Barbara Dafoe Whitehead is a writer, sociologist, and advocate of family and marriage. She serves as the co-director of the National Marriage Project at Rutgers University and is active in state and national organizations that encourage family solidarity, responsible fatherhood, and public values. Her first book, The Divorce Culture, analyzes the tremendous rise in divorce in America, searches for reasons behind it, and looks at the effects of divorce on children and society in general. Based on a controversial article Whitehead published in 1993 in the Atlantic Monthly, the book endorses the traditional nuclear family arrangement and affixes blame for a variety of social ills squarely on divorce, and by extension those who put their interests above those of family by seeking divorce. Her work makes clear that Whitehead is not a supporter of divorce, particularly in relationships that have produced children. She maintains that it is the institution of marriage that creates the strongest parent-child bonds and that other forms of family arrangement such as a single-parent, cohabiting parent, and step-parent families cannot provide equivalent levels of love, nurturing, socialization, and structure.

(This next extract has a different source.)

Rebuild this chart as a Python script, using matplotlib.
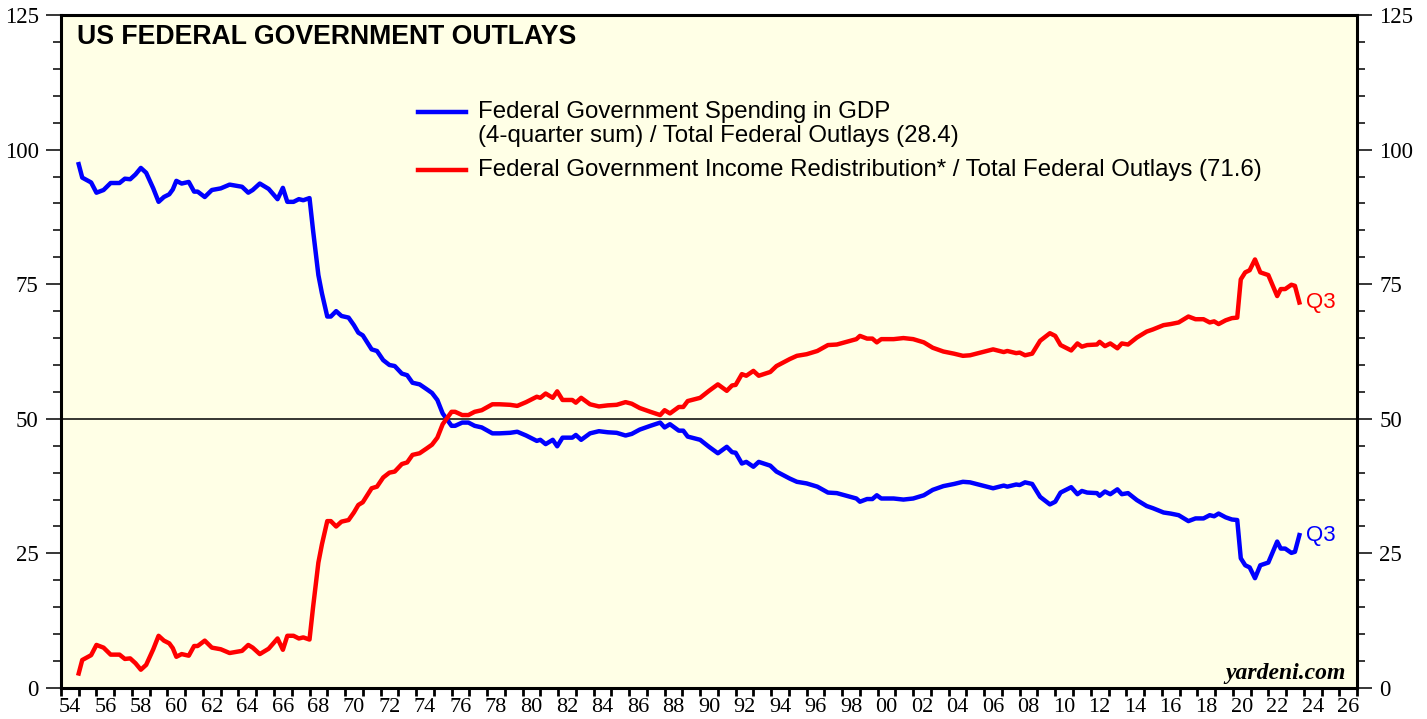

Whitehead provides considerable evidence to support her stance, including the results of scientific studies, a variety of statistics, and other material. She traces the rise of divorce to the increased female participation in the paid workforce but also ascribes the high divorce rate to national changes in attitudes during the 1960s, particularly the idea that divorce is an individual issue and personal decision unrestricted by the needs or interests of other members of the family.
Despite the book's earnestness, critics such as Vallianatos report that elements of Whitehead's argument veer toward the extreme, such as her suggestion that out-of-wedlock fathering is a potential precursor to child sexual abuse, and that single and cohabiting parents who bring new lovers into a home environment create a dangerous and erotically charged atmosphere antithetical to the sedate and affectionate environment of a traditional household. In the end, Whitehead endorses a widespread change in consciousness and in perceptions of divorce, in the hopes that those changes in thinking will illuminate the dangers of divorce and reawaken in people the desire for a traditional family household.
Whitehead explores the modern-day realities of dating and finding a stable, marriage-minded relationship in Why There Are No Good Men Left: The Romantic Plight of the New Single Woman. Though her research and interview subjects belong to a certain type of person - young, educated, good-looking, professional white women - Whitehead extrapolates from their experiences a representative experience for women in the early part of the twenty-first century. It is becoming more and more difficult for single women to find a suitable mate and establish a stable marriage, Whitehead notes. She identifies two major reasons for this evolution of marriage patterns in the post-baby-boomer generations. First, many women are taking greater control of their own lives, particularly in terms of career and education. Women are focusing on finishing school and establishing their professional careers before considering marriage. By then, however, they have left one of the most fruitful environments for mate-finding - school - and are left in a world where it is more difficult to meet and evaluate potential mates. Second, new methods of dating and courtship have evolved that did not exist before, such as Internet dating, paid matchmaking services, and speed-dating, in which men and women spend ten minutes or so with each other, getting acquainted and making preliminary assessments, before switching round-robin style to another potential suitor, where the process begins again. These new systems, according to Whitehead, have the potential to replace the traditional spouse-finding methods that seem to have faded away in the new millennium.